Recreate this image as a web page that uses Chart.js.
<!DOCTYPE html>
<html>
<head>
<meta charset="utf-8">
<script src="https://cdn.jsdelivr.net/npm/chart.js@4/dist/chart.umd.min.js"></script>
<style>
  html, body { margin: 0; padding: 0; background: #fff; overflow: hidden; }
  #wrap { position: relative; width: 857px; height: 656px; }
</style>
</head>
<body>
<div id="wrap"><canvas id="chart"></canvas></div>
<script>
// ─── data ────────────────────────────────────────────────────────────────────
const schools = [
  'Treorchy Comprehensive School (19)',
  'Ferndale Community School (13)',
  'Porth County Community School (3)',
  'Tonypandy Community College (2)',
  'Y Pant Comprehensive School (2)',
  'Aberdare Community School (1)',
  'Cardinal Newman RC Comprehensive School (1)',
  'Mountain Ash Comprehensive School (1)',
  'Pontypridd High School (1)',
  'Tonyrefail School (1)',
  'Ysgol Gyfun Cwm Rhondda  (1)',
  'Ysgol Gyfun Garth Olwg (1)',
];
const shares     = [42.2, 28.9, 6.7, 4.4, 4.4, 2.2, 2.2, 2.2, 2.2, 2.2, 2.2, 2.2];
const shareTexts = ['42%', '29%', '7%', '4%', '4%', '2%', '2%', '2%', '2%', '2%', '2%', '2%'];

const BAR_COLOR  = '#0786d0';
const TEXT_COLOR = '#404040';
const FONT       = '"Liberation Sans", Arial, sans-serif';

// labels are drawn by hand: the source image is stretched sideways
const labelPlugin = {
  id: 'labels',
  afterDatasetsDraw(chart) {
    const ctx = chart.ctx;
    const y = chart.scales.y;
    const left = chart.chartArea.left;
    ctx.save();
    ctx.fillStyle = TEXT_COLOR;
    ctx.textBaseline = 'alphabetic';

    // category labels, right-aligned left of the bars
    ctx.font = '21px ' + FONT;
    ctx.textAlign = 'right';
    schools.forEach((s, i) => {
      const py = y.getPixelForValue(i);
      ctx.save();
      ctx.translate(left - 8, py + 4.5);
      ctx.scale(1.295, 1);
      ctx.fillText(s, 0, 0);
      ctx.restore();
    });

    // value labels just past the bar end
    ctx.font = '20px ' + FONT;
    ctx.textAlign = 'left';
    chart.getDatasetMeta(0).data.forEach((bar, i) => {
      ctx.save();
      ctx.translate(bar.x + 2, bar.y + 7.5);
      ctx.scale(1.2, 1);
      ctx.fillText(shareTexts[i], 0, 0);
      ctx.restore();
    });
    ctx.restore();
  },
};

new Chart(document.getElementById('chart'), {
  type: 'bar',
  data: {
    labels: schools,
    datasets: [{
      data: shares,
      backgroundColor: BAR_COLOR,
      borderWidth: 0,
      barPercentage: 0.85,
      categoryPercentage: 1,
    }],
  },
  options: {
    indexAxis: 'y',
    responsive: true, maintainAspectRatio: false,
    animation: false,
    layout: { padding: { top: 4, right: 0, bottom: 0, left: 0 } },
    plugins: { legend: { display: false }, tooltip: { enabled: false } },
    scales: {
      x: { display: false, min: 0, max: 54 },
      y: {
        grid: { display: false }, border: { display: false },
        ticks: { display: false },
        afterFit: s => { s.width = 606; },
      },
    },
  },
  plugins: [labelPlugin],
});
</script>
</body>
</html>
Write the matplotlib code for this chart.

(Short problem): Every entry needs to be retyped exactly.

(Solution to the exercise):
Recreate this image as a web page that uses Chart.js.
<!DOCTYPE html>
<html>
<head>
<meta charset="utf-8">
<script src="https://cdn.jsdelivr.net/npm/chart.js@4/dist/chart.umd.min.js"></script>
<style>
  html, body { margin: 0; padding: 0; background: #fff; overflow: hidden; }
  #wrap { position: relative; width: 857px; height: 656px; }
</style>
</head>
<body>
<div id="wrap"><canvas id="chart"></canvas></div>
<script>
// ─── data ────────────────────────────────────────────────────────────────────
const schools = [
  'Treorchy Comprehensive School (19)',
  'Ferndale Community School (13)',
  'Porth County Community School (3)',
  'Tonypandy Community College (2)',
  'Y Pant Comprehensive School (2)',
  'Aberdare Community School (1)',
  'Cardinal Newman RC Comprehensive School (1)',
  'Mountain Ash Comprehensive School (1)',
  'Pontypridd High School (1)',
  'Tonyrefail School (1)',
  'Ysgol Gyfun Cwm Rhondda  (1)',
  'Ysgol Gyfun Garth Olwg (1)',
];
const shares     = [42.2, 28.9, 6.7, 4.4, 4.4, 2.2, 2.2, 2.2, 2.2, 2.2, 2.2, 2.2];
const shareTexts = ['42%', '29%', '7%', '4%', '4%', '2%', '2%', '2%', '2%', '2%', '2%', '2%'];

const BAR_COLOR  = '#0786d0';
const TEXT_COLOR = '#404040';
const FONT       = '"Liberation Sans", Arial, sans-serif';

// labels are drawn by hand: the source image is stretched sideways
const labelPlugin = {
  id: 'labels',
  afterDatasetsDraw(chart) {
    const ctx = chart.ctx;
    const y = chart.scales.y;
    const left = chart.chartArea.left;
    ctx.save();
    ctx.fillStyle = TEXT_COLOR;
    ctx.textBaseline = 'alphabetic';

    // category labels, right-aligned left of the bars
    ctx.font = '21px ' + FONT;
    ctx.textAlign = 'right';
    schools.forEach((s, i) => {
      const py = y.getPixelForValue(i);
      ctx.save();
      ctx.translate(left - 8, py + 4.5);
      ctx.scale(1.295, 1);
      ctx.fillText(s, 0, 0);
      ctx.restore();
    });

    // value labels just past the bar end
    ctx.font = '20px ' + FONT;
    ctx.textAlign = 'left';
    chart.getDatasetMeta(0).data.forEach((bar, i) => {
      ctx.save();
      ctx.translate(bar.x + 2, bar.y + 7.5);
      ctx.scale(1.2, 1);
      ctx.fillText(shareTexts[i], 0, 0);
      ctx.restore();
    });
    ctx.restore();
  },
};

new Chart(document.getElementById('chart'), {
  type: 'bar',
  data: {
    labels: schools,
    datasets: [{
      data: shares,
      backgroundColor: BAR_COLOR,
      borderWidth: 0,
      barPercentage: 0.85,
      categoryPercentage: 1,
    }],
  },
  options: {
    indexAxis: 'y',
    responsive: true, maintainAspectRatio: false,
    animation: false,
    layout: { padding: { top: 4, right: 0, bottom: 0, left: 0 } },
    plugins: { legend: { display: false }, tooltip: { enabled: false } },
    scales: {
      x: { display: false, min: 0, max: 54 },
      y: {
        grid: { display: false }, border: { display: false },
        ticks: { display: false },
        afterFit: s => { s.width = 606; },
      },
    },
  },
  plugins: [labelPlugin],
});
</script>
</body>
</html>
Write the matplotlib code for this chart.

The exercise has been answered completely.